The Hudson's Bay Company, however, was here, as everywhere in the
north, the really important thing.
There was a long stretch of dead water before we could resume our
downward drift, and, worse than that, there was such a flood on the
Peace River that it was backing the Athabaska, that is, the tide
of the latter was reversed on the Rocher River, which extends
twenty-five miles between here and Peace mouth. To meet this, I
hired Colin Fraser's steamer. We left Chipewyan at 6.15; at 11.15
camped below the Peace on Great Slave River, and bade farewell to
the steamer.
The reader may well be puzzled by these numerous names; the fact
is the Mackenzie, the Slave, the Peace, the Rocher, and the Unchaga
are all one and the same river, but, unfortunately, the early
explorers thought proper to give it a new name each time it did
something, such as expand into a lake. By rights it should be the
Unchaga or Unjiza, from the Rockies to the Arctic, with the Athabaska
as its principal southern tributary.
The next day another Lynx was collected. In its stomach were
remains of a Redsquirrel, a Chipmunk, and a Bog-lemming. The last
was important as it made a new record.
The Athabaska is a great river, the Peace is a greater, and the
Slave, formed by their union, is worthy of its parents.
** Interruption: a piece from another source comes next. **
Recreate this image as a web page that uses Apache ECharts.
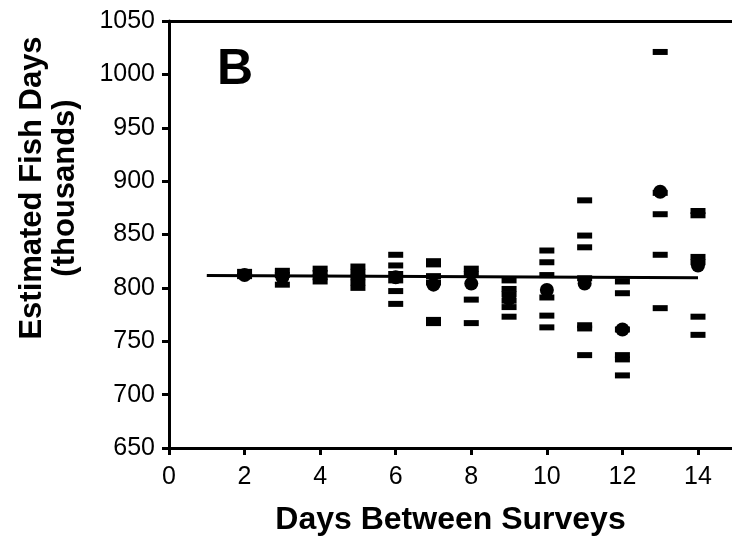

Its placid
flood is here nearly a mile wide, and its banks are covered with
a great continuous forest of spruce trees of the largest size. How
far back this extends I do not know, but the natives say the best
timber is along the river.
More than once a Lynx was seen trotting by or staring at us from
the bank, but no other large animal.
On the night of June 7 we reached Smith Landing.